There is something magical about the landscape of this valley. It brings together golfers with a certain mindset, the type of people who think the game should be fast, fun and played on the ground, if so desired. The people I met and talked to at The Ringer are almost too numerous too mention, so I apologize if I leave somebody out. The first person I met in the parking lot on Friday morning was a Twitter friend, Kevin Moore, a fine golfer, professor and writer from Athens, Georgia. We played the few warm-up holes together and were able to talk throughout the weekend. I am pretty sure that Kevin and I are kindred spirits in many respects.
The organizer of the event, ZB himself, was Tron’s Best Ball partner, so I also played 18 holes with him. Zac was hilarious and a blast to play with. He is obviously a great and accomplished golfer, but was just out having fun with a group of guys. I have played with a few pros over the years and I usually refrain from asking them many golf questions. However, I couldn’t resist asking Zac about his round a Carnoustie a couple of weeks previously, in the Dunhill Links, when he shot 81 in the 3rd round. Having struggled around Carnoustie a few times myself, I asked sympathetically, “So Zac, I guess the weather got you at Carnoustie?” He replied immediately, “No man, that place just kicked my ass.” If you need a pro golfer to root for next year, ZB is a good one.
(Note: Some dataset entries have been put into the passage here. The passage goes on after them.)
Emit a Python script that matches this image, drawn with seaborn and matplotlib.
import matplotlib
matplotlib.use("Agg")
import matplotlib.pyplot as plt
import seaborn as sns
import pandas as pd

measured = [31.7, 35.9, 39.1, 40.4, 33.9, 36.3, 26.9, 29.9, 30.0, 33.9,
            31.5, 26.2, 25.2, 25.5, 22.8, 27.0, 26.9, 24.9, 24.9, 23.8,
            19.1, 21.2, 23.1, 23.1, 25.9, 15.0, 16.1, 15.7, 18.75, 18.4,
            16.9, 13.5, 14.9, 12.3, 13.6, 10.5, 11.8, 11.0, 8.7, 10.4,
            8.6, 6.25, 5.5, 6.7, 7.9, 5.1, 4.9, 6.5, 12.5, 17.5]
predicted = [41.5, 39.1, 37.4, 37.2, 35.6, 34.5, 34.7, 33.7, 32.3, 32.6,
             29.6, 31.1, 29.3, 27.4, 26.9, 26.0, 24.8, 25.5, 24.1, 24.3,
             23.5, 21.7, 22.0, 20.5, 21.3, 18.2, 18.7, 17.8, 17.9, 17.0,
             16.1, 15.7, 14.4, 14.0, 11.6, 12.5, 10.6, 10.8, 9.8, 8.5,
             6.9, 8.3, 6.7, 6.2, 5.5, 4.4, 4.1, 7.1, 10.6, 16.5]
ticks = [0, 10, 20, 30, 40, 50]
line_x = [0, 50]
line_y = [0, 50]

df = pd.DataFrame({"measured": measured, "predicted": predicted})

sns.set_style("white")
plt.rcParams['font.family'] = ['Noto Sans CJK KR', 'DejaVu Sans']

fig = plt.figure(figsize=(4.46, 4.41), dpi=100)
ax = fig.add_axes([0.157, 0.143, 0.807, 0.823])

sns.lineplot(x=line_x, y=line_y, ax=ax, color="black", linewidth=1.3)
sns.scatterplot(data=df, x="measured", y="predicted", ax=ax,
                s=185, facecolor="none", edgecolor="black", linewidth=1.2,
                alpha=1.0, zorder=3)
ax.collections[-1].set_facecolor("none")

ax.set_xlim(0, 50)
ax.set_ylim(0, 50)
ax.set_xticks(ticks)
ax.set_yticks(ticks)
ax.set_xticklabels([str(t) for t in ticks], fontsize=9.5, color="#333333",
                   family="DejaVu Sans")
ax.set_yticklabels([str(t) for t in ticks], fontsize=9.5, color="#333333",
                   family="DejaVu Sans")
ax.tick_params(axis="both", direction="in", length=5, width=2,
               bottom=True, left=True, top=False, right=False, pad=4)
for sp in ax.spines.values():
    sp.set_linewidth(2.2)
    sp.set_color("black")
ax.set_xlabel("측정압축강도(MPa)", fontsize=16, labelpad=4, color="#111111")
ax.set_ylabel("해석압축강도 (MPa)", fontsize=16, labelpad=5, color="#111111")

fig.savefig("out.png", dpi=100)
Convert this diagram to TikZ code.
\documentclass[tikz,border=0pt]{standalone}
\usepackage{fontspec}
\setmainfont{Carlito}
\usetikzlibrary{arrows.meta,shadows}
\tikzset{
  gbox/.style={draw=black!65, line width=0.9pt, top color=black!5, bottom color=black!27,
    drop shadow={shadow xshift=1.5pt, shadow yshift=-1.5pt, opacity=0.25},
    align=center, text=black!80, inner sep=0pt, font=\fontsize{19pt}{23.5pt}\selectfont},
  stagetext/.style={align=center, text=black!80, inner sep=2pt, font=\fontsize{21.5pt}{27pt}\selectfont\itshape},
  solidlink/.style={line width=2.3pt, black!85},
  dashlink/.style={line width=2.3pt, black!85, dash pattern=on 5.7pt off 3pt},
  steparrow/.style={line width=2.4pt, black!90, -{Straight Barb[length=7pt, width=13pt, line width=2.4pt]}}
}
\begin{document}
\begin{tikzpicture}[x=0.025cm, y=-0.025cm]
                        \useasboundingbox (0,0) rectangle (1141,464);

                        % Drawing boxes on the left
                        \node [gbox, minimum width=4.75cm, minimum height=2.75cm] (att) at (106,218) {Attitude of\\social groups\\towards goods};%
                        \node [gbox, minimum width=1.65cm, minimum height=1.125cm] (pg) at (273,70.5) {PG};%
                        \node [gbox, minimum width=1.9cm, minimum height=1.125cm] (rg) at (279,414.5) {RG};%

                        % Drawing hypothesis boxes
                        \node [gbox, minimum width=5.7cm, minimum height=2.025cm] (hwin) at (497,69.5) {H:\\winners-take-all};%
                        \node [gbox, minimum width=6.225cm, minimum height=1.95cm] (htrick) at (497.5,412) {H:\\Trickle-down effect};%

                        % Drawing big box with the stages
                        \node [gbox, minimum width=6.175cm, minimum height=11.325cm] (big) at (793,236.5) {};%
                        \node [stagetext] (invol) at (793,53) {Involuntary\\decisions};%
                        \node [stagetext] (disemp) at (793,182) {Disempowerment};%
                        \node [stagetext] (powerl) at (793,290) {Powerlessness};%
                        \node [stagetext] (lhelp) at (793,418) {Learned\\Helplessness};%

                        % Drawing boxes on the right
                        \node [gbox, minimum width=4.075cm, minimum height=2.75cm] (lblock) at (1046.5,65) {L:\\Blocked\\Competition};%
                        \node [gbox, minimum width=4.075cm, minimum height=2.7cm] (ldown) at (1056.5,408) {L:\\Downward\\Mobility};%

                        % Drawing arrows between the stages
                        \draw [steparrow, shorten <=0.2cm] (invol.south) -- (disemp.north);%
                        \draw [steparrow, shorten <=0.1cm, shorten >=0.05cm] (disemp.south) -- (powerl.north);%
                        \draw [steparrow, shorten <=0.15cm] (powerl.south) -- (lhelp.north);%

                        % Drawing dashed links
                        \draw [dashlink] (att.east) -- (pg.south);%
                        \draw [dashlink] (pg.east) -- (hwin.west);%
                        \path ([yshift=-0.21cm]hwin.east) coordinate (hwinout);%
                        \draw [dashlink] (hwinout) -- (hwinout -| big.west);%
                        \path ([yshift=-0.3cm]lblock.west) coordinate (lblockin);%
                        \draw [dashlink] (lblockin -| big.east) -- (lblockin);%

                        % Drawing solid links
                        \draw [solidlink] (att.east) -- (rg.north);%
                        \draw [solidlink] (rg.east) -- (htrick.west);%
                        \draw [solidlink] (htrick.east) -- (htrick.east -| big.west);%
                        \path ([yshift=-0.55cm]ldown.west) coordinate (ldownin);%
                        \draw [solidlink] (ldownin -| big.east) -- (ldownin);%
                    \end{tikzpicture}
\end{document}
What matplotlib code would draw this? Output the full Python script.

The event itself was quite simply the most fun I’ve ever had at a golf tournament. Zac’s energy and enthusiasm for golf and The Buck Club were in endless supply. From the 60 man Alternate Shot event (maybe the first in golf?) to the playoff for the The Ringer Net Championship, where the 3 participants were forced to play number 9 with only a 7 iron, it was sheer golfing fun. This is what Sweetens exists for.
The leads me to Rob Collins, the Architect of Sweetens Cove and The Buck Club. I’ve gotten to know Rob pretty well over the past 18 months and he is the nicest man I’ve ever met in golf. The sense of pride he felt in having this event at his course was obvious the entire weekend. I don’t think I ever talked to him when he didn’t have a big smile on his face. He was very humble in talking about the struggles of running Sweetens Cove and getting to where they are now. If anybody deserves more design opportunities, it’s Rob. I can’t wait to play his next masterpiece, whether it’s at Pinehurst, Sand Valley, Forest Dunes, Utah or somewhere else.
Andy Johnson, The Fried Egg, was in the group ahead of me on Friday and we got to talk for a few minutes. He could barely contain his enthusiasm for Sweetens Cove during our conversation. This place is sooo good and sooo much fun – you can probably hear him saying that in your head right now. He has been a key supporter of Sweetens Cove and it’s obvious he loves the place.
Walking out to my car, in the dark on Saturday night, I was thinking that I never got to talk to Jay Revell. He is another Twitter friend that I had hoped to meet. As I was packing up my clubs, someone spoke from the car parked next to me. “Your trunk looks a lot like mine. Jim, hi it’s Jay Revell. I had wanted to meet you.” Jay and I talked for a few minutes about the seemingly mystical qualities of Sweetens Cove. It’s a place that just seems to bring people together.